Saturday, May 1, 2010

This place is far scarier than I thought

I've been watching a lot of nature and science documentaries lately, being reminded forcibly of all those little-kid wonders about life: how huge the universe is, how huge the Earth is, how huge even a foothill is compared to a human, what an incomprehensibly bizarre phenomenon organic life is, yet how amazingly obvious—even inevitable—it seems. I've also been thinking a lot about how life, for most life forms, ends really quite badly: either you starve, or you die of disease, or you're eaten alive, mercilessly, pitilessly, torn apart by horrible teeth. That thought started to ferment a lot when I heard someone in one of these documentaries say something like

Right now, across Africa, thousands of wildebeest are dying a terrible, cruel death in the jaws of predators.

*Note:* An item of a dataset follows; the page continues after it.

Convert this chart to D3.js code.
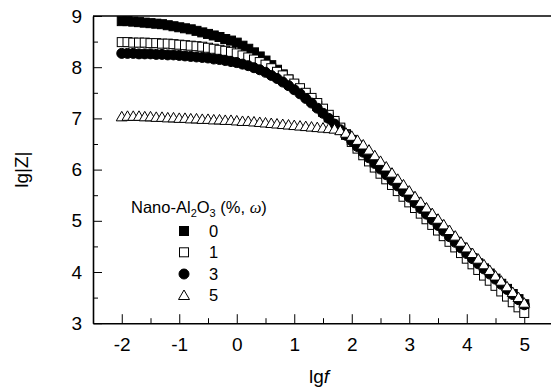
<!DOCTYPE html>
<html>
<head>
<meta charset="utf-8">
<script src="https://cdn.jsdelivr.net/npm/d3@7"></script>
<style>
  body { margin: 0; background: #fff; }
  text { font-family: "Liberation Sans", Arial, sans-serif; fill: #000; }
</style>
</head>
<body>
<div id="chart"></div>
<script>
"use strict";

// lg f values, shared by every series
const lgf = [
  -2.0, -1.9, -1.8, -1.7, -1.6, -1.5, -1.4, -1.3, -1.2, -1.1,
  -1.0, -0.9, -0.8, -0.7, -0.6, -0.5, -0.4, -0.3, -0.2, -0.1,
  0.0, 0.1, 0.2, 0.3, 0.4, 0.5, 0.6, 0.7, 0.8, 0.9,
  1.0, 1.1, 1.2, 1.3, 1.4, 1.5, 1.6, 1.7, 1.8, 1.9,
  2.0, 2.1, 2.2, 2.3, 2.4, 2.5, 2.6, 2.7, 2.8, 2.9,
  3.0, 3.1, 3.2, 3.3, 3.4, 3.5, 3.6, 3.7, 3.8, 3.9,
  4.0, 4.1, 4.2, 4.3, 4.4, 4.5, 4.6, 4.7, 4.8, 4.9,
  5.0
];

// lg|Z| for 0 % nano-Al2O3
const lgZ0 = [
  8.90, 8.90, 8.89, 8.88, 8.87, 8.86, 8.85, 8.84, 8.82, 8.80,
  8.78, 8.76, 8.74, 8.71, 8.68, 8.65, 8.62, 8.59, 8.55, 8.52,
  8.48, 8.42, 8.36, 8.29, 8.21, 8.13, 8.04, 7.95, 7.86, 7.76,
  7.66, 7.56, 7.46, 7.35, 7.24, 7.13, 7.02, 6.91, 6.80, 6.69,
  6.58, 6.47, 6.35, 6.24, 6.13, 6.02, 5.91, 5.80, 5.69, 5.58,
  5.47, 5.36, 5.25, 5.14, 5.03, 4.92, 4.81, 4.70, 4.59, 4.48,
  4.37, 4.27, 4.17, 4.07, 3.97, 3.87, 3.77, 3.67, 3.57, 3.47,
  3.37
];

// 1 %
const lgZ1 = [
  8.49, 8.49, 8.48, 8.48, 8.48, 8.47, 8.47, 8.46, 8.46, 8.45,
  8.44, 8.43, 8.42, 8.41, 8.40, 8.38, 8.36, 8.34, 8.32, 8.30,
  8.27, 8.23, 8.19, 8.15, 8.10, 8.05, 7.98, 7.91, 7.84, 7.76,
  7.68, 7.59, 7.50, 7.40, 7.30, 7.19, 7.07, 6.95, 6.82, 6.68,
  6.54, 6.41, 6.28, 6.16, 6.04, 5.92, 5.81, 5.70, 5.58, 5.47,
  5.36, 5.25, 5.14, 5.03, 4.92, 4.81, 4.70, 4.59, 4.48, 4.37,
  4.26, 4.15, 4.04, 3.93, 3.83, 3.73, 3.62, 3.52, 3.41, 3.31,
  3.20
];

// 3 %
const lgZ3 = [
  8.27, 8.27, 8.27, 8.26, 8.26, 8.26, 8.25, 8.25, 8.24, 8.24,
  8.23, 8.22, 8.21, 8.20, 8.19, 8.18, 8.16, 8.15, 8.13, 8.11,
  8.09, 8.06, 8.03, 7.99, 7.95, 7.90, 7.84, 7.78, 7.71, 7.64,
  7.56, 7.48, 7.39, 7.30, 7.20, 7.10, 7.00, 6.89, 6.78, 6.67,
  6.56, 6.45, 6.34, 6.23, 6.12, 6.01, 5.90, 5.79, 5.68, 5.57,
  5.46, 5.35, 5.24, 5.13, 5.02, 4.91, 4.80, 4.69, 4.58, 4.47,
  4.36, 4.26, 4.16, 4.06, 3.96, 3.86, 3.76, 3.66, 3.56, 3.46,
  3.36
];

// 5 %
const lgZ5 = [
  7.04, 7.05, 7.05, 7.05, 7.04, 7.04, 7.03, 7.03, 7.02, 7.02,
  7.01, 7.01, 7.00, 7.00, 6.99, 6.99, 6.98, 6.98, 6.97, 6.97,
  6.96, 6.95, 6.95, 6.94, 6.93, 6.92, 6.91, 6.90, 6.89, 6.88,
  6.87, 6.86, 6.85, 6.84, 6.83, 6.82, 6.81, 6.80, 6.77, 6.72,
  6.66, 6.58, 6.49, 6.39, 6.28, 6.17, 6.06, 5.94, 5.82, 5.71,
  5.59, 5.48, 5.37, 5.26, 5.15, 5.04, 4.93, 4.82, 4.71, 4.59,
  4.48, 4.37, 4.26, 4.15, 4.04, 3.93, 3.83, 3.72, 3.61, 3.51,
  3.40
];

const seriesNames = ["0", "1", "3", "5"];
const seriesValues = [lgZ0, lgZ1, lgZ3, lgZ5];
const seriesMarks = ["filledSquare", "openSquare", "filledCircle", "openTriangle"];

const xTicks = [-2, -1, 0, 1, 2, 3, 4, 5];
const xMinorTicks = [-1.5, -0.5, 0.5, 1.5, 2.5, 3.5, 4.5];
const yTicks = [3, 4, 5, 6, 7, 8, 9];
const yMinorTicks = [3.5, 4.5, 5.5, 6.5, 7.5, 8.5];

const svgWidth = 551;
const svgHeight = 391;
const plotLeft = 93;
const plotRight = 553;
const plotTop = 16;
const plotBottom = 323.2;

const svg = d3.select("#chart")
  .append("svg")
  .attr("width", svgWidth)
  .attr("height", svgHeight)
;

const xScale = d3.scaleLinear().domain([-2.5, 5.5]).range([plotLeft, plotRight]);
const yScale = d3.scaleLinear().domain([3, 9]).range([plotBottom, plotTop]);

// plain hyphen for negatives, like the original
const plainFormat = d => String(d);

// minor ticks first, major axes on top
svg.append("g")
  .attr("transform", `translate(0, ${plotBottom})`)
  .call(d3.axisBottom(xScale).tickValues(xMinorTicks).tickSizeInner(-5).tickSizeOuter(0).tickFormat(""))
  .call(g => g.select(".domain").remove())
;
svg.append("g")
  .attr("transform", `translate(${plotLeft}, 0)`)
  .call(d3.axisLeft(yScale).tickValues(yMinorTicks).tickSizeInner(-5).tickSizeOuter(0).tickFormat(""))
  .call(g => g.select(".domain").remove())
;

svg.append("g")
  .attr("transform", `translate(0, ${plotBottom})`)
  .call(d3.axisBottom(xScale).tickValues(xTicks).tickSizeInner(-9).tickSizeOuter(0).tickPadding(14).tickFormat(plainFormat))
;
svg.append("g")
  .attr("transform", `translate(${plotLeft}, 0)`)
  .call(d3.axisLeft(yScale).tickValues(yTicks).tickSizeInner(-9).tickSizeOuter(0).tickPadding(11).tickFormat(plainFormat))
;

svg.selectAll(".tick line").attr("stroke", "#000").attr("stroke-width", 1);
svg.selectAll(".domain").attr("stroke", "#000").attr("stroke-width", 1.6);
svg.selectAll(".tick text")
  .style("font-size", "19px")
  .style("font-family", "\"Liberation Sans\", Arial, sans-serif")
;

// top frame line
svg.append("line")
  .attr("x1", plotLeft)
  .attr("x2", plotRight)
  .attr("y1", yScale(9))
  .attr("y2", yScale(9))
  .attr("stroke", "#000")
  .attr("stroke-width", 1.6)
;

function drawMark(sel, kind) {
  if (kind === "filledSquare" || kind === "openSquare") {
    sel.append("rect")
      .attr("x", -4.5)
      .attr("y", -4.5)
      .attr("width", 9)
      .attr("height", 9)
      .attr("fill", kind === "filledSquare" ? "#000" : "#fff")
      .attr("stroke", "#000")
      .attr("stroke-width", 1)
    ;
  } else if (kind === "filledCircle") {
    sel.append("circle")
      .attr("r", 5)
      .attr("fill", "#000")
      .attr("stroke", "#000")
      .attr("stroke-width", 1)
    ;
  } else {
    sel.append("path")
      .attr("d", "M0,-5L5.5,4.5L-5.5,4.5Z")
      .attr("fill", "#fff")
      .attr("stroke", "#000")
      .attr("stroke-width", 1)
    ;
  }
}

seriesValues.forEach((values, s) => {
  svg.append("g")
    .selectAll("g")
    .data(values)
    .enter()
    .append("g")
    .attr("transform", (d, i) => `translate(${xScale(lgf[i])}, ${yScale(d)})`)
    .each(function() { drawMark(d3.select(this), seriesMarks[s]); })
  ;
});

// axis titles
svg.append("text")
  .attr("transform", `translate(28, ${(plotTop + plotBottom) / 2}) rotate(-90)`)
  .attr("text-anchor", "middle")
  .style("font-size", "19px")
  .text("lg|Z|")
;
const xTitle = svg.append("text")
  .attr("x", 319)
  .attr("y", 383)
  .attr("text-anchor", "middle")
  .style("font-size", "19px")
;
xTitle.append("tspan").text("lg");
xTitle.append("tspan").style("font-style", "italic").text("f");

// legend
const legend = svg.append("g");
const legendTitle = legend.append("text")
  .attr("x", 131)
  .attr("y", 213)
  .style("font-size", "16.5px")
;
legendTitle.append("tspan").text("Nano-Al");
legendTitle.append("tspan").attr("dy", 4).style("font-size", "11px").text("2");
legendTitle.append("tspan").attr("dy", -4).text("O");
legendTitle.append("tspan").attr("dy", 4).style("font-size", "11px").text("3");
legendTitle.append("tspan").attr("dy", -4).text(" (%, ");
legendTitle.append("tspan")
  .style("font-family", "\"Liberation Serif\", \"Times New Roman\", serif")
  .style("font-style", "italic")
  .text("ω")
;
legendTitle.append("tspan").text(")");

const legendRows = [231, 252.3, 274, 295];
seriesNames.forEach((name, s) => {
  const row = legend.append("g").attr("transform", `translate(184, ${legendRows[s]})`);
  drawMark(row, seriesMarks[s]);
  row.append("text")
    .attr("x", 25)
    .attr("y", 6)
    .style("font-size", "16.5px")
    .text(name)
  ;
});
</script>
</body>
</html>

No way. Thousands? I know that the herds number in the millions, but come on, how many predators are there? I checked it out: tens of thousands of lions live in Africa now, and it is estimated that well into the hundreds of thousands lived there just 50 years ago. If I just think about a hundred thousand lions, then all the other predators that live nearby: hyenas, cheetahs, crocodiles, hunting dogs, birds of prey, I am overwhelmed by the sheer numbers. There are millions upon millions of animals in the world right now, every one of them doomed to die horribly. Scale that up by thinking back, how many breeding seasons would that be for most mammals? That many years. Mammals took over from the dinosaurs 65 million years ago. Dinosaurs occupied all the ecological niches now held by mammals, and they lasted 130 million years. Archosaurs were there for 130 million years before the dinosaurs. Jesus. Just counting land and sky animals big enough for us to care about, it's painful to contemplate.

If I could train a thousand squirrels to lie nose-to-tail in a long line, I could walk from one end of that line to the other in about three minutes and 47 seconds. If I could train a million, the walk would take a bit longer: 63 hours seven minutes. In other words, almost three solid days, day-and-night walking, no stopping. Land and sky animals big enough for me to notice that they can suffer have been around for over 300 million years. That's two full years and two months of walking, non-stop. Every one of those squirrels you just walked by died in pain and suffering. But that's nothing. For every single one of them, there are millions upon millions of other creatures living at the same time, dying just as cruelly. Oof. Human suffering, the really nasty stuff we experience at each others' hands, is literally brand-new.

I've heard people complain that there's too much suffering in the world, but I think that perhaps I've never really thought about the suffering, never really tried to grasp how much there really is. There's an awful lot. I can see vividly now why people would say that all the suffering in the world proves that there is no god. I can see that anyone claiming to be in charge would have a lot of explaining to do.

I think I just took another big step toward being an atheist. Yahweh just now appeared to me in a vision as a wizened old dude herding camels in the desert and trying to impress his buddies around the campfire.